--- Aim ---
Copy out the listing that follows, exact in every word, and skip the images.

--- Data shown ---
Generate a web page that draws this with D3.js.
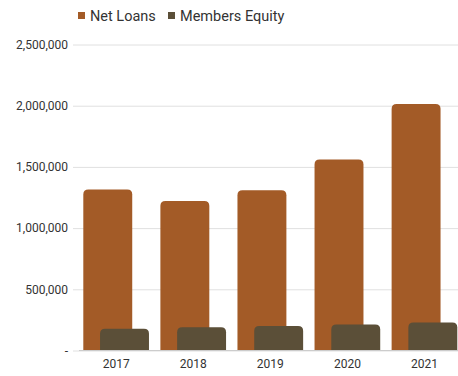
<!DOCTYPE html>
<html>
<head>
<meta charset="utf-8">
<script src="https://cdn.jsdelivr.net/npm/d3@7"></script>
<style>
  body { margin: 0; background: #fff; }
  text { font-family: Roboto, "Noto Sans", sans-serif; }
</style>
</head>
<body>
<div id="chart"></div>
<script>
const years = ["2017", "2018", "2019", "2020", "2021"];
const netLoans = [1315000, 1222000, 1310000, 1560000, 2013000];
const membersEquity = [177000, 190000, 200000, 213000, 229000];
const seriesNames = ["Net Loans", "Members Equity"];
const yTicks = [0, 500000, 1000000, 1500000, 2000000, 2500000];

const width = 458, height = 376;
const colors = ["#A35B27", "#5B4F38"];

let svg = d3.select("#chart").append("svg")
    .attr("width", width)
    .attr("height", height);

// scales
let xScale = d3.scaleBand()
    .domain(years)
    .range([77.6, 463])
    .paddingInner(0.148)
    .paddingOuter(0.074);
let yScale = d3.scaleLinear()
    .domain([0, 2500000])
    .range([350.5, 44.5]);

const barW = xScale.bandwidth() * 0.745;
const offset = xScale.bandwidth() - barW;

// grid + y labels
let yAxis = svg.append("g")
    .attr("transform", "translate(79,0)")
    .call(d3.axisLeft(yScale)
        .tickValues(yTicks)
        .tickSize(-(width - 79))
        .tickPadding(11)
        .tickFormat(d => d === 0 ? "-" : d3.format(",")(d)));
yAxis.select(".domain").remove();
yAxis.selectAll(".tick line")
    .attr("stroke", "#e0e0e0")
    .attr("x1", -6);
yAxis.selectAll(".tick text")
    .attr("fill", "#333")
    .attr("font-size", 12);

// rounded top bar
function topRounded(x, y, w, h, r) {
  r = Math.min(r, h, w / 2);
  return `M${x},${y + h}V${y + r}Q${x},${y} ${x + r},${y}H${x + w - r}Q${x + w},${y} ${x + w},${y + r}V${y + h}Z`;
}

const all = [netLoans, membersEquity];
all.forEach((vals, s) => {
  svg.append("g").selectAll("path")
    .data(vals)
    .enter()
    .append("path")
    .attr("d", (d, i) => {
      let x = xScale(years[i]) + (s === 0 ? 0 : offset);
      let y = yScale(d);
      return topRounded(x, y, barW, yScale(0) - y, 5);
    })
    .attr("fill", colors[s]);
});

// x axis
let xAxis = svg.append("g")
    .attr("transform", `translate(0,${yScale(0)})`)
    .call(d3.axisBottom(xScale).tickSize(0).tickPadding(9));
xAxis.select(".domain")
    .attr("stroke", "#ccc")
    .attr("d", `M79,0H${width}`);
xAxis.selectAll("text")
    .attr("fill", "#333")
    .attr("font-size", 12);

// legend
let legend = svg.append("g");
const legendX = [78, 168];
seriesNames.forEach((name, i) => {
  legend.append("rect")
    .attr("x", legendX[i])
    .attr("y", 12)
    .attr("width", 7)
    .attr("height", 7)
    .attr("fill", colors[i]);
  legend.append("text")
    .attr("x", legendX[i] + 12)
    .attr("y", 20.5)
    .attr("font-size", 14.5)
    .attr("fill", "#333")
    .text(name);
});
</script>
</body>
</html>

--- Answer below ---
Generate a web page that draws this with D3.js.
<!DOCTYPE html>
<html>
<head>
<meta charset="utf-8">
<script src="https://cdn.jsdelivr.net/npm/d3@7"></script>
<style>
  body { margin: 0; background: #fff; }
  text { font-family: Roboto, "Noto Sans", sans-serif; }
</style>
</head>
<body>
<div id="chart"></div>
<script>
const years = ["2017", "2018", "2019", "2020", "2021"];
const netLoans = [1315000, 1222000, 1310000, 1560000, 2013000];
const membersEquity = [177000, 190000, 200000, 213000, 229000];
const seriesNames = ["Net Loans", "Members Equity"];
const yTicks = [0, 500000, 1000000, 1500000, 2000000, 2500000];

const width = 458, height = 376;
const colors = ["#A35B27", "#5B4F38"];

let svg = d3.select("#chart").append("svg")
    .attr("width", width)
    .attr("height", height);

// scales
let xScale = d3.scaleBand()
    .domain(years)
    .range([77.6, 463])
    .paddingInner(0.148)
    .paddingOuter(0.074);
let yScale = d3.scaleLinear()
    .domain([0, 2500000])
    .range([350.5, 44.5]);

const barW = xScale.bandwidth() * 0.745;
const offset = xScale.bandwidth() - barW;

// grid + y labels
let yAxis = svg.append("g")
    .attr("transform", "translate(79,0)")
    .call(d3.axisLeft(yScale)
        .tickValues(yTicks)
        .tickSize(-(width - 79))
        .tickPadding(11)
        .tickFormat(d => d === 0 ? "-" : d3.format(",")(d)));
yAxis.select(".domain").remove();
yAxis.selectAll(".tick line")
    .attr("stroke", "#e0e0e0")
    .attr("x1", -6);
yAxis.selectAll(".tick text")
    .attr("fill", "#333")
    .attr("font-size", 12);

// rounded top bar
function topRounded(x, y, w, h, r) {
  r = Math.min(r, h, w / 2);
  return `M${x},${y + h}V${y + r}Q${x},${y} ${x + r},${y}H${x + w - r}Q${x + w},${y} ${x + w},${y + r}V${y + h}Z`;
}

const all = [netLoans, membersEquity];
all.forEach((vals, s) => {
  svg.append("g").selectAll("path")
    .data(vals)
    .enter()
    .append("path")
    .attr("d", (d, i) => {
      let x = xScale(years[i]) + (s === 0 ? 0 : offset);
      let y = yScale(d);
      return topRounded(x, y, barW, yScale(0) - y, 5);
    })
    .attr("fill", colors[s]);
});

// x axis
let xAxis = svg.append("g")
    .attr("transform", `translate(0,${yScale(0)})`)
    .call(d3.axisBottom(xScale).tickSize(0).tickPadding(9));
xAxis.select(".domain")
    .attr("stroke", "#ccc")
    .attr("d", `M79,0H${width}`);
xAxis.selectAll("text")
    .attr("fill", "#333")
    .attr("font-size", 12);

// legend
let legend = svg.append("g");
const legendX = [78, 168];
seriesNames.forEach((name, i) => {
  legend.append("rect")
    .attr("x", legendX[i])
    .attr("y", 12)
    .attr("width", 7)
    .attr("height", 7)
    .attr("fill", colors[i]);
  legend.append("text")
    .attr("x", legendX[i] + 12)
    .attr("y", 20.5)
    .attr("font-size", 14.5)
    .attr("fill", "#333")
    .text(name);
});
</script>
</body>
</html>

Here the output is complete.